During Ulbricht’s trial, US prosecutors said he had built the anonymous marketplace, known as Silk Road, to exploit the anonymity of the dark web and digital currency bitcoin.

At the time, the case attracted the attention of bitcoin evangelists and libertarian groups who claimed the government was trying to turn web hosting into a criminal activity.

Announcing the pardon, Trump said it was “in honour of the Libertarian Movement, which supported me so strongly”.

Trump had pledged to pardon Ulbricht, who was arrested in 2013 in San Francisco, at the Libertarian party’s national convention last May.

“This is a seismic shift, a rupture in the suffocating wall of state oppression,” the Libertarian party said following the pardon.

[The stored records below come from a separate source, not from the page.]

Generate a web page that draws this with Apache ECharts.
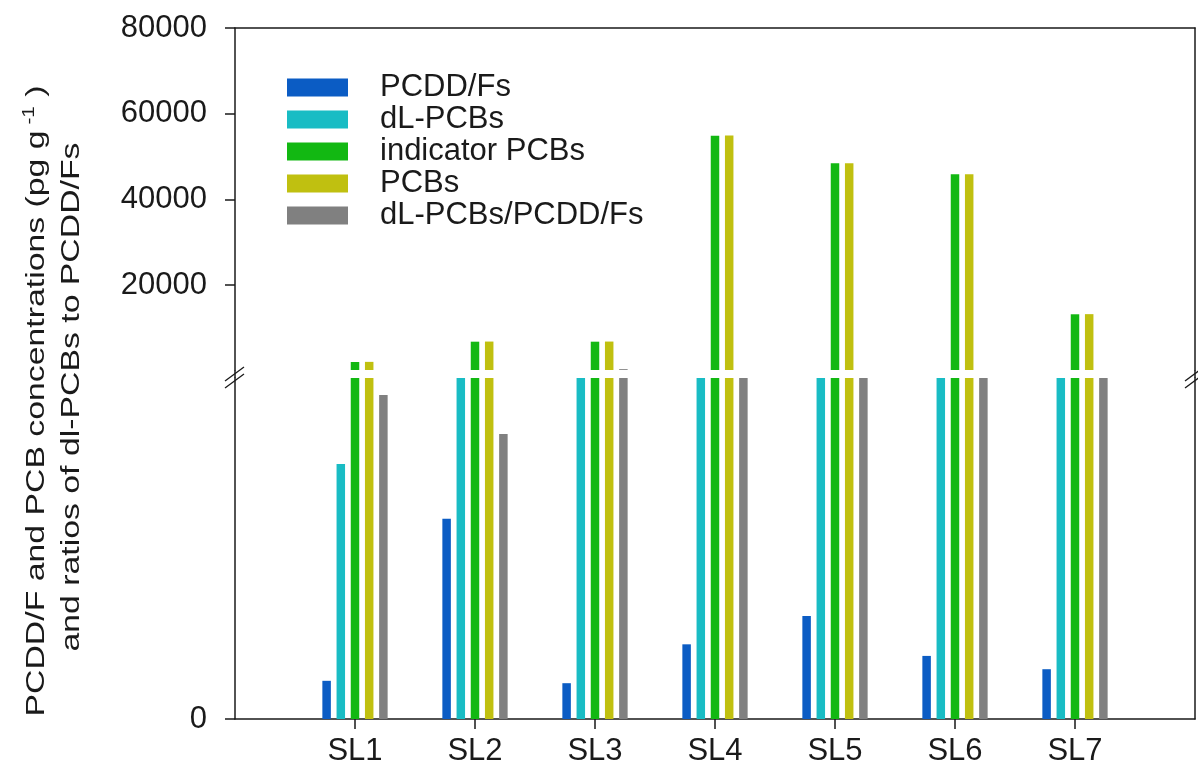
<!DOCTYPE html>
<html>
<head>
<meta charset="utf-8">
<script src="https://cdn.jsdelivr.net/npm/echarts@6/dist/echarts.min.js"></script>
<style>html,body{margin:0;padding:0;background:#fff}#chart{width:1198px;height:777px}</style>
</head>
<body>
<div id="chart"></div>
<script>
// ---- data ----
const sites = ['SL1', 'SL2', 'SL3', 'SL4', 'SL5', 'SL6', 'SL7'];
const pcddfs = [11.2, 58.7, 10.5, 21.9, 30.2, 18.5, 14.6];
const dlPcbs = [74.8, 120, 120, 120, 120, 120, 120];
const indicatorPcbs = [2020, 6760, 6760, 54860, 48410, 45850, 13160];
const pcbs = [2050, 6790, 6790, 54890, 48440, 45880, 13190];
const ratio = [95.0, 83.6, 350, 120, 120, 120, 120];
const upperTicks = [20000, 40000, 60000, 80000];
const lowerTicks = [0];
const seriesNames = ['PCDD/Fs', 'dL-PCBs', 'indicator PCBs', 'PCBs', 'dL-PCBs/PCDD/Fs'];
const seriesData = [pcddfs, dlPcbs, indicatorPcbs, pcbs, ratio];

// ---- layout / style ----
const W = 1198;
const GL = 235, GR = 1195, UP_TOP = 28, UP_BOT = 370, LO_TOP = 378, LO_BOT = 719;
const UP_MIN = 150, UP_MAX = 80000, LO_MIN = 0, LO_MAX = 100;
const colors = ['#0b5cc4', '#19bcc4', '#12b812', '#c0c010', '#808080'];
const FONT = 'Liberation Sans, Arial, sans-serif';
const INK = '#1a1a1a';
const axisLine = { show: true, lineStyle: { color: INK, width: 1.5 } };
const plain = v => String(v);

const cats = [''].concat(sites, ['']);
const pad = arr => [null].concat(arr, [null]);

const series = [];
[0, 1].forEach(g => {
  seriesNames.forEach((name, i) => {
    series.push({
      name: name,
      type: 'bar',
      xAxisIndex: g,
      yAxisIndex: g === 0 ? 0 : 2,
      data: pad(seriesData[i]),
      barWidth: 8.5,
      barGap: '67%',
      clip: true,
      itemStyle: { color: colors[i] },
      emphasis: { disabled: true }
    });
  });
});

const mid = (UP_BOT + LO_TOP) / 2;
const lineStyle = { stroke: INK, lineWidth: 1.3 };
const breakMarks = [];
[GL, GR].forEach(x => {
  breakMarks.push({ type: 'line', shape: { x1: x, y1: UP_BOT, x2: x, y2: LO_TOP }, style: { stroke: INK, lineWidth: 1.5 }, silent: true });
  breakMarks.push({ type: 'line', shape: { x1: x - 10, y1: mid + 7, x2: x + 9, y2: mid - 7 }, style: lineStyle, silent: true });
  breakMarks.push({ type: 'line', shape: { x1: x - 10, y1: mid + 14, x2: x + 9, y2: mid }, style: lineStyle, silent: true });
});

const chart = echarts.init(document.getElementById('chart'), null, { renderer: 'canvas' });
chart.setOption({
  animation: false,
  backgroundColor: '#fff',
  textStyle: { fontFamily: FONT },
  grid: [
    { left: GL, right: W - GR, top: UP_TOP, height: UP_BOT - UP_TOP },
    { left: GL, right: W - GR, top: LO_TOP, height: LO_BOT - LO_TOP }
  ],
  legend: {
    orient: 'vertical',
    left: 282,
    top: 67,
    itemWidth: 61,
    itemHeight: 18,
    itemGap: 1,
    icon: 'rect',
    selectedMode: false,
    data: seriesNames,
    textStyle: { fontSize: 31, fontFamily: FONT, color: INK, lineHeight: 24, padding: [0, 0, 0, 27] }
  },
  xAxis: [
    {
      gridIndex: 0, type: 'category', data: cats, boundaryGap: false, position: 'top',
      axisLine: axisLine, axisTick: { show: false }, axisLabel: { show: false }, splitLine: { show: false }
    },
    {
      gridIndex: 1, type: 'category', data: cats, boundaryGap: false, position: 'bottom',
      axisLine: axisLine,
      axisTick: { show: true, length: 10, lineStyle: { color: INK, width: 1.5 }, interval: (i) => i > 0 && i < cats.length - 1 },
      axisLabel: { show: true, interval: 0, fontSize: 31, fontFamily: FONT, color: INK, margin: 17 },
      splitLine: { show: false }
    }
  ],
  yAxis: [
    {
      gridIndex: 0, type: 'value', min: UP_MIN, max: UP_MAX, position: 'left',
      axisLine: axisLine,
      axisTick: { show: true, length: 10, lineStyle: { color: INK, width: 1.5 }, customValues: upperTicks },
      axisLabel: { show: true, fontSize: 31, fontFamily: FONT, color: INK, margin: 28, customValues: upperTicks, formatter: plain },
      splitLine: { show: false }
    },
    {
      gridIndex: 0, type: 'value', min: UP_MIN, max: UP_MAX, position: 'right',
      axisLine: axisLine, axisTick: { show: false }, axisLabel: { show: false }, splitLine: { show: false }
    },
    {
      gridIndex: 1, type: 'value', min: LO_MIN, max: LO_MAX, position: 'left',
      axisLine: axisLine,
      axisTick: { show: true, length: 10, lineStyle: { color: INK, width: 1.5 }, customValues: lowerTicks },
      axisLabel: { show: true, fontSize: 31, fontFamily: FONT, color: INK, margin: 28, customValues: lowerTicks, formatter: plain },
      splitLine: { show: false }
    },
    {
      gridIndex: 1, type: 'value', min: LO_MIN, max: LO_MAX, position: 'right',
      axisLine: axisLine, axisTick: { show: false }, axisLabel: { show: false }, splitLine: { show: false }
    }
  ],
  series: series,
  graphic: breakMarks.concat([
    {
      type: 'text', x: 37, y: 401, rotation: Math.PI / 2, scaleX: 1.3, silent: true,
      style: {
        text: '{a|PCDD/F and PCB concentrations (pg g}{s| -1}{a| )}',
        align: 'center', verticalAlign: 'middle', fill: INK,
        rich: {
          a: { fontSize: 26, fontFamily: FONT, fill: INK, lineHeight: 30 },
          s: { fontSize: 16, fontFamily: FONT, fill: INK, verticalAlign: 'top', lineHeight: 30, padding: [0, 0, 14, 0] }
        }
      }
    },
    {
      type: 'text', x: 72, y: 397, rotation: Math.PI / 2, scaleX: 1.3, silent: true,
      style: {
        text: 'and ratios of dl-PCBs to PCDD/Fs',
        align: 'center', verticalAlign: 'middle', fill: INK,
        font: '26px ' + FONT
      }
    }
  ])
});
</script>
</body>
</html>
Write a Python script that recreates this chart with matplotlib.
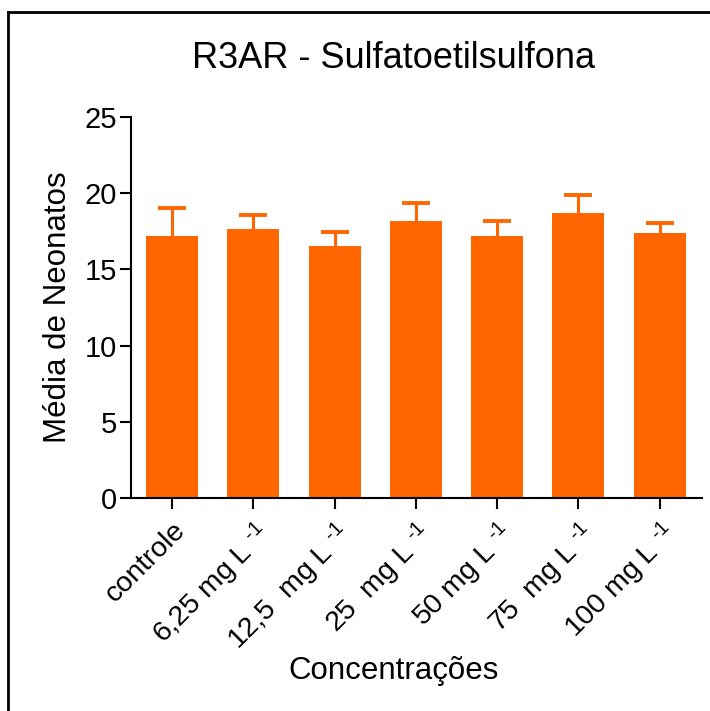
import matplotlib
matplotlib.use("Agg")
import matplotlib.pyplot as plt
from matplotlib.lines import Line2D

plt.rcParams['font.family'] = ['Liberation Sans', 'DejaVu Sans']
plt.rcParams['mathtext.fontset'] = 'custom'
plt.rcParams['mathtext.rm'] = 'Liberation Sans'
plt.rcParams['mathtext.it'] = 'Liberation Sans'
plt.rcParams['mathtext.default'] = 'regular'

categories = ["controle", "6,25 mg L $^{\\text{-1}}$", "12,5  mg L $^{\\text{-1}}$",
              "25  mg L $^{\\text{-1}}$", "50 mg L $^{\\text{-1}}$",
              "75  mg L $^{\\text{-1}}$", "100 mg L $^{\\text{-1}}$"]
means = [17.2, 17.65, 16.55, 18.2, 17.2, 18.7, 17.4]
errors = [1.8, 0.95, 0.93, 1.17, 0.97, 1.2, 0.65]
y_ticks = [0, 5, 10, 15, 20, 25]

orange = "#FF6600"

fig = plt.figure(figsize=(7.10, 7.11), dpi=100)
ax = fig.add_axes([131 / 710, 1 - 498 / 711, (702 - 131) / 710, (498 - 117) / 711])

x = list(range(len(categories)))
tops = [m + e for m, e in zip(means, errors)]

ax.bar(x, means, width=0.64, color=orange, zorder=2)
# upper error bars only: stem from bar top plus a cap
ax.vlines(x, means, tops, color=orange, linewidth=2.2, zorder=1)
ax.plot(x, tops, linestyle='none', marker='_', markersize=20,
        markeredgewidth=2.8, color=orange, zorder=1)

ax.set_xlim(-0.505, 6.52)
ax.set_ylim(0, 25)
ax.set_yticks(y_ticks)
ax.set_xticks(x)
ax.set_xticklabels(categories, rotation=45, ha='right', va='top',
                   rotation_mode='anchor', fontsize=20.5)
ax.tick_params(axis='y', labelsize=21, length=8, width=1.5, pad=2)
ax.tick_params(axis='x', length=8, width=1.5, pad=6)

for side in ('top', 'right'):
    ax.spines[side].set_visible(False)
for side in ('left', 'bottom'):
    ax.spines[side].set_linewidth(1.5)

ax.set_ylabel("Média de Neonatos", fontsize=22.5, labelpad=8)

fig.text(394 / 710, 1 - 58 / 711, "R3AR - Sulfatoetilsulfona",
         ha='center', va='center', fontsize=26)
fig.text(394 / 710, 1 - 671 / 711, "Concentrações",
         ha='center', va='center', fontsize=22.5)

# outer frame along the left and top edges
fig.add_artist(Line2D([8 / 710, 8 / 710], [0, 1 - 12 / 711],
                      transform=fig.transFigure, color='black', linewidth=2))
fig.add_artist(Line2D([8 / 710, 1], [1 - 12 / 711, 1 - 12 / 711],
                      transform=fig.transFigure, color='black', linewidth=2))

fig.savefig("out.png", dpi=100, facecolor='white')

The move comes after the crypto industry donated millions of dollars to Trump’s election campaign, in which he pledged to make America the “bitcoin superpower of the world”.

Silk Road was run on the Tor Network and accepted only bitcoin as payment, which US prosecutors said had helped keep its users and their locations anonymous.

The site allowed criminals to sell vast quantities of drugs, computer hacking services and forged documents, among other illegal goods and services, prosecutors said.

The US government seized 173,991 bitcoins from Ulbricht’s laptop at the time of his arrest.